S’adapter pour vaincre
Comment les armées évoluent
Michel GOYA Perrin, Paris, 2019, 432 p.
Plusieurs publications sont apparues, depuis les années 1980, sur l'innovation dans les armées. Il s'agissait alors de s'interroger sur les ressorts de la victoire… ou de la défaite, en explorant des voies multiples et essentiellement doctrinales, organisationnelles ou matérielles. Le sujet est virtuellement inépuisable et c'est un des premiers mérites de Michel Goya, que nos lecteurs connaissent bien, que d'aborder le sujet. Mais son mérite principal est de renverser la perspective, en s'interrogeant non sur l'innovation, mais bien sur l'adaptation, qui est un processus plus large et qui peut parfois consister à revenir à des pratiques plus anciennes tout en sachant s'adapter à l'esprit du temps. En l'occurrence, Michel Goya ne s'étend pas sur la théorie – du moins pas avant la conclusion –, mais examine comment les armées s'adaptent à différentes époques avec, donc, une grande variété de contraintes politiques, démographiques, matérielles ou autres, et analyse nombre d'acteurs différents. Il le fait aussi bien dans le domaine terrestre que dans le naval et l'aérien. Sept cas de figure sont traités dans des chapitres de 40 à 50 pages environ : l'armée prussienne (1789-1871) ; l'armée française (1914-1918) ; la Royal Navy (18801945) ; les bombardements alliés sur l'allemagne (1939-1945) ; la guerre froide, essentiellement du point de vue américain (1945-1990) ; la France en Algérie (1954-1962) ; L'US Army (1945-2003). L'ensemble se termine par une conclusion d'une trentaine de pages autour de la notion d'adaptation et des facteurs endogènes comme exogènes à prendre en compte. Il en ressort qu'il n'y a pas de règle absolue en matière d'adaptation : les variables sont trop nombreuses et la complexité des armées en fait des objets « instables », soumis à nombre d'aléas. In fine, l'ouvrage de Michel Goya intéresse à plus d'un titre.
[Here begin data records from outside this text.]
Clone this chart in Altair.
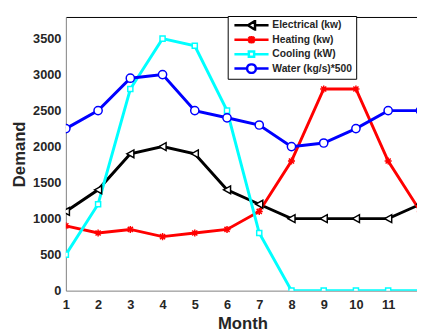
import altair as alt
import pandas as pd

months = list(range(1, 13))
series_names = ["Electrical (kw)", "Heating (kw)", "Cooling (kW)", "Water (kg/s)*500"]
electrical = [1100, 1400, 1900, 2000, 1900, 1400, 1200, 1000, 1000, 1000, 1000, 1200]
heating = [900, 800, 850, 750, 800, 850, 1100, 1800, 2800, 2800, 1800, 1100]
cooling = [500, 1200, 2800, 3500, 3400, 2500, 800, 0, 0, 0, 0, 0]
water = [2250, 2500, 2950, 3000, 2500, 2400, 2300, 2000, 2050, 2250, 2500, 2500]
series_colors = ["#000000", "#ff0000", "#00ffff", "#0000ff"]
y_ticks = [0, 500, 1000, 1500, 2000, 2500, 3000, 3500]

rows = []
for name, vals in zip(series_names, [electrical, heating, cooling, water]):
    for m, v in zip(months, vals):
        rows.append({"month": m, "series": name, "demand": v})
df = pd.DataFrame(rows)

marker_paths = [
    "M-0.9,0L0.9,-1L0.9,1Z",
    "M-0.9,0H0.9M0,-0.9V0.9M-0.65,-0.65L0.65,0.65M-0.65,0.65L0.65,-0.65",
    "M-0.65,-0.65H0.65V0.65H-0.65Z",
    "M1.05,0A1.05,1.05 0 1,1 -1.05,0A1.05,1.05 0 1,1 1.05,0Z",
]
# legend symbols: line plus marker, in units of symbol radius 3px
legend_paths = [
    "M-5.8,0H-1.2M1.2,0H5.8M-1.2,0L1.2,-1.5L1.2,1.5Z",
    "M-5.8,0H5.8M0,-1.3V1.3M-1,-1L1,1M-1,1L1,-1",
    "M-5.8,0H-0.9M0.9,0H5.8M-0.9,-0.9H0.9V0.9H-0.9Z",
    "M-5.8,0H-1.5M1.5,0H5.8M1.5,0A1.5,1.5 0 1,1 -1.5,0A1.5,1.5 0 1,1 1.5,0Z",
]
expr = "'" + legend_paths[-1] + "'"
for name, p in reversed(list(zip(series_names[:-1], legend_paths[:-1]))):
    expr = f"datum.value === '{name}' ? '{p}' : " + expr

# marker scales use a differently ordered domain so their (hidden) legends stay separate
order = sorted(range(len(series_names)), key=lambda i: series_names[i])
marker_domain = [series_names[i] for i in order]
marker_colors = [series_colors[i] for i in order]
marker_shapes = [marker_paths[i] for i in order]

FONT = "Liberation Sans"
TXT = "#262626"
W, H = 358, 279
xmax = 1 + (425 - 67) / 32.86

x_scale = alt.Scale(domain=[1, xmax], nice=False, zero=False)
y_scale = alt.Scale(domain=[0, 3800], nice=False)

x_bottom = alt.X(
    "month:Q", scale=x_scale,
    axis=alt.Axis(values=months, format="d", tickSize=0, labelPadding=8, grid=False,
                  labelFlush=False, labelOverlap=False, labelFont=FONT, labelFontSize=13,
                  labelFontWeight="bold", labelColor=TXT, domainColor="#808080",
                  title="Month", titleFont=FONT, titleFontSize=17, titleFontWeight="bold",
                  titleColor=TXT, titleX=180, titleY=38.7, titleBaseline="alphabetic"),
)
x_top = alt.X(
    "month:Q", scale=x_scale,
    axis=alt.Axis(orient="top", labels=False, ticks=False, grid=False, title=None,
                  domainColor="#000000"),
)
y_axis = alt.Axis(values=y_ticks, format="d", tickSize=0, labelPadding=5, grid=False,
                  labelOverlap=False, labelFlush=False,
                  labelFont=FONT, labelFontSize=13, labelFontWeight="bold", labelColor=TXT,
                  domainColor="#808080",
                  title="Demand", titleFont=FONT, titleFontSize=17, titleFontWeight="bold",
                  titleColor=TXT, titleX=-42, titleY=H / 2, titleAngle=-90,
                  titleBaseline="alphabetic", titleAlign="center")

legend = alt.Legend(
    title=None, orient="none", legendX=165, legendY=-1,
    strokeColor="black", fillColor="white", padding=4, rowPadding=3.7, clipHeight=11,
    symbolSize=36, symbolOffset=15, labelOffset=16, symbolStrokeWidth=2.5,
    symbolFillColor="white", symbolType={"expr": expr},
    labelFont=FONT, labelFontSize=10.5, labelFontWeight="bold", labelColor=TXT,
)

lines = alt.Chart(df).mark_line(strokeWidth=3, clip=True).encode(
    x=x_bottom,
    y=alt.Y("demand:Q", scale=y_scale, axis=y_axis),
    color=alt.Color("series:N", scale=alt.Scale(domain=series_names, range=series_colors),
                    legend=legend),
    order=alt.Order("month:Q"),
)

points = alt.Chart(df).mark_point(filled=True, fill="white", fillOpacity=1, opacity=1,
                                  strokeWidth=1.5, size=64, clip=True).encode(
    x=x_top,
    y=alt.Y("demand:Q", scale=y_scale, axis=y_axis),
    stroke=alt.Stroke("series:N", scale=alt.Scale(domain=marker_domain, range=marker_colors),
                      legend=None),
    shape=alt.Shape("series:N", scale=alt.Scale(domain=marker_domain, range=marker_shapes),
                    legend=None),
)

chart = alt.layer(lines, points).resolve_axis(x="independent").properties(
    width=W, height=H,
    autosize=alt.AutoSizeParams(type="none"),
    padding={"left": 59, "top": 6, "right": 0, "bottom": 39},
    background="white",
).configure_view(stroke=None)

chart.save("out.html", embed_options={"renderer": "svg", "actions": False})
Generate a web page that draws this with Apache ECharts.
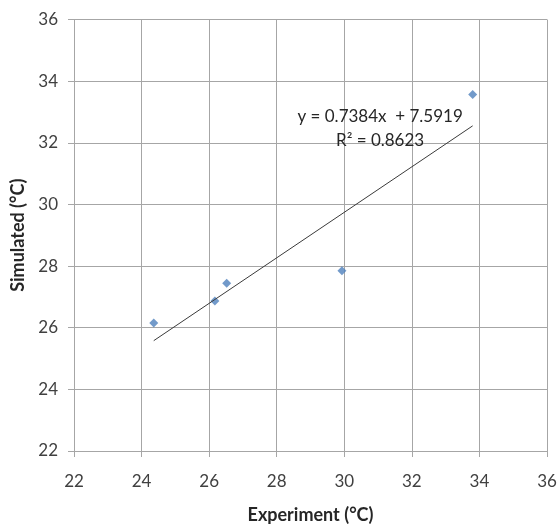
<!DOCTYPE html>
<html>
<head>
<meta charset="utf-8">
<script src="https://cdn.jsdelivr.net/npm/echarts@6/dist/echarts.min.js"></script>
<style>
  html, body { margin: 0; padding: 0; background: #fff; }
  #chart { width: 559px; height: 525px; }
</style>
</head>
<body>
<div id="chart"></div>
<script>
// measured vs simulated temperature
const experiment = [24.36, 26.17, 26.52, 29.93, 33.80];
const simulated  = [26.15, 26.87, 27.44, 27.85, 33.57];
// linear trend as printed on the chart
const slope = 0.7384;
const intercept = 7.5919;
const rSquared = 0.8623;
const eqAnchor = [31.06, 32.45]; // where the equation text sits, in data units

const xMin = Math.min(...experiment), xMax = Math.max(...experiment);
const trendLine = [xMin, xMax].map(x => [x, slope * x + intercept]);
const points = experiment.map((x, i) => [x, simulated[i]]);

const font = 'Lato, "Open Sans", sans-serif';
const gridColor = '#a6a6a6';

const axisCommon = {
  type: 'value', min: 22, max: 36, interval: 2,
  nameLocation: 'middle',
  nameTextStyle: { fontFamily: font, fontSize: 18, fontWeight: 'bold', color: '#262626' },
  axisLine: { show: true, lineStyle: { color: gridColor } },
  axisTick: { show: true, length: 6, lineStyle: { color: gridColor } },
  splitLine: { show: true, lineStyle: { color: gridColor, width: 1 } },
  axisLabel: { fontFamily: font, fontSize: 17, color: '#404040' }
};

const chart = echarts.init(document.getElementById('chart'));
chart.setOption({
  animation: false,
  grid: { left: 74, right: 12, top: 19.5, bottom: 74, outerBoundsMode: 'none', containLabel: false },
  xAxis: Object.assign({}, axisCommon, {
    name: 'Experiment (°C)', nameGap: 55,
    axisLabel: Object.assign({}, axisCommon.axisLabel, { margin: 22 })
  }),
  yAxis: Object.assign({}, axisCommon, {
    name: 'Simulated (°C)', nameGap: 47,
    axisLabel: Object.assign({}, axisCommon.axisLabel, { margin: 16 })
  }),
  series: [
    {
      type: 'line', data: trendLine, symbol: 'none', silent: true,
      lineStyle: { color: '#3a3a3a', width: 1 },
      markPoint: {
        symbol: 'circle', symbolSize: 1, silent: true,
        itemStyle: { color: 'rgba(0,0,0,0)' },
        data: [{ coord: eqAnchor }],
        label: {
          show: true, position: 'inside', align: 'center', verticalAlign: 'middle',
          fontFamily: font, fontSize: 17, color: '#262626', lineHeight: 24,
          formatter: () => 'y = ' + slope + 'x  + ' + intercept + '\nR² = ' + rSquared
        }
      }
    },
    {
      type: 'scatter', data: points, symbol: 'diamond', symbolSize: 9,
      itemStyle: { color: '#4f81bd' }
    }
  ]
});
</script>
</body>
</html>
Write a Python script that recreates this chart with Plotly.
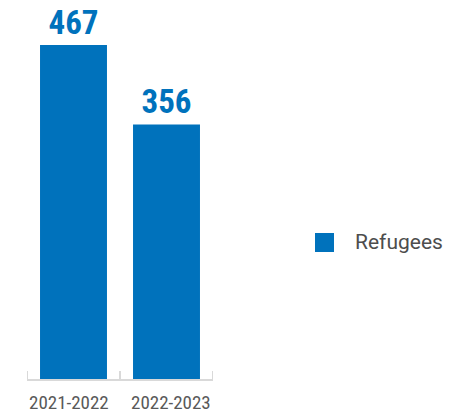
import plotly.graph_objects as go

categories = ["2021-2022", "2022-2023"]
refugees = [467, 356]
series_name = "Refugees"

BLUE = "#0072BC"
GREY_TEXT = "#595959"
AXIS = "#d9d9d9"

W, H = 451, 415
ML, MR, MT, MB = 27, 238, 0, 36
PW = W - ML - MR
PH = H - MT - MB
TICKLEN = 8


def px_to_paper_x(px):
    return (px - ML) / PW


def px_to_paper_y(py):
    return (H - MB - py) / PH


fig = go.Figure()
fig.add_trace(go.Bar(
    x=categories,
    y=refugees,
    name=series_name,
    marker=dict(color=BLUE, line=dict(width=0)),
    text=[str(v) for v in refugees],
    textposition="outside",
    textfont=dict(family="Roboto Condensed", size=33, color=BLUE, weight="bold"),
    cliponaxis=False,
    showlegend=False,
))

annotations = []
n = len(categories)
for i, lab in enumerate(categories):
    if i == 0:
        xa, xv = "left", i - 0.5
    elif i == n - 1:
        xa, xv = "right", i + 0.5
    else:
        xa, xv = "center", i
    annotations.append(dict(
        x=xv, xref="x", y=0, yref="paper", yshift=-23,
        xanchor=xa, yanchor="middle", showarrow=False, text=lab,
        font=dict(family="Roboto Condensed", size=19, color=GREY_TEXT),
    ))

# legend (manual)
annotations.append(dict(
    x=px_to_paper_x(353), xref="paper", y=px_to_paper_y(242), yref="paper",
    xanchor="left", yanchor="middle", showarrow=False, text=series_name,
    font=dict(family="Roboto", size=21, color="#4d4d4d"),
))
shapes = [dict(
    type="rect", xref="paper", yref="paper",
    x0=px_to_paper_x(315), x1=px_to_paper_x(334),
    y0=px_to_paper_y(252), y1=px_to_paper_y(233),
    fillcolor=BLUE, line=dict(width=0),
)]
# boundary ticks at both ends of the category axis
for edge in (-0.5, n - 0.5):
    shapes.append(dict(
        type="line", xref="x", yref="paper", ysizemode="pixel", yanchor=0,
        x0=edge, x1=edge, y0=0, y1=TICKLEN,
        line=dict(color=AXIS, width=2), layer="below",
    ))

fig.update_layout(
    width=W, height=H,
    margin=dict(l=ML, r=MR, t=MT, b=MB, pad=0),
    paper_bgcolor="white", plot_bgcolor="white",
    bargap=0.28,
    showlegend=False,
    xaxis=dict(
        type="category", range=[-0.5, n - 0.5],
        showline=True, linecolor=AXIS, linewidth=2,
        ticks="inside", tickson="boundaries", ticklen=TICKLEN, tickcolor=AXIS, tickwidth=2,
        showticklabels=False, showgrid=False, zeroline=False,
    ),
    yaxis=dict(
        range=[0, 530], visible=False, showgrid=False, zeroline=False,
    ),
    annotations=annotations,
    shapes=shapes,
)

fig.write_html(
    "out.html",
    config={"displayModeBar": False},
    post_script="document.body.style.margin='0';document.body.style.overflow='hidden';",
)
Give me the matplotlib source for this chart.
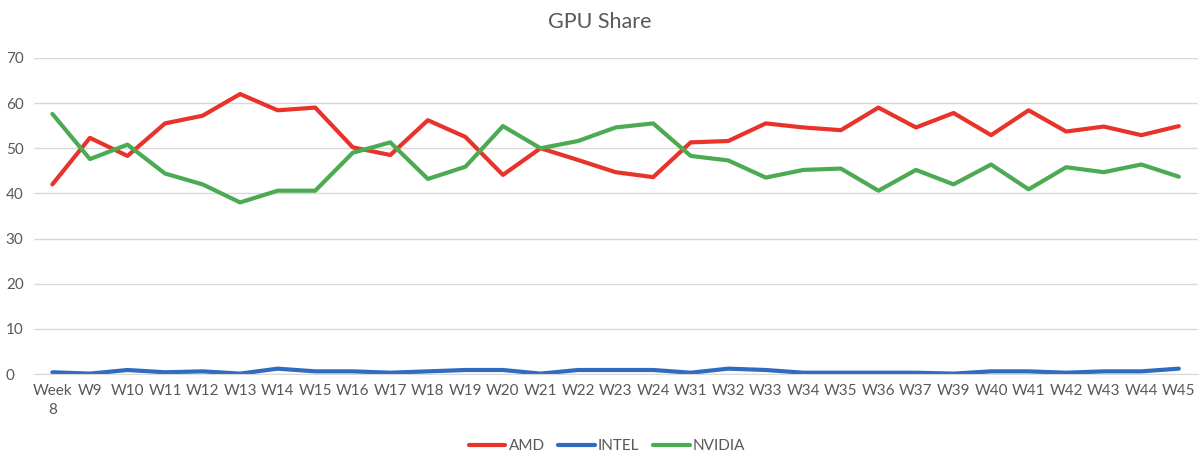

Les histoires qu'il propose sont synthétiques et marquées par un souci de retour d'expérience sur les fondamentaux ; c'est bien d'une histoire militaire opérationnelle qu'il s'agit. Mais c'est aussi une plongée dans la complexité des armées et dans celle des opérations et de la stratégie qui incite autant à la prudence – sur les simplismes en l'occurrence – qu'à l'audace en matière de réflexion. Et comme l'ensemble est écrit avec un rythme et une intensité perceptibles, tous les ingrédients d'un ouvrage passionnant sont réunis.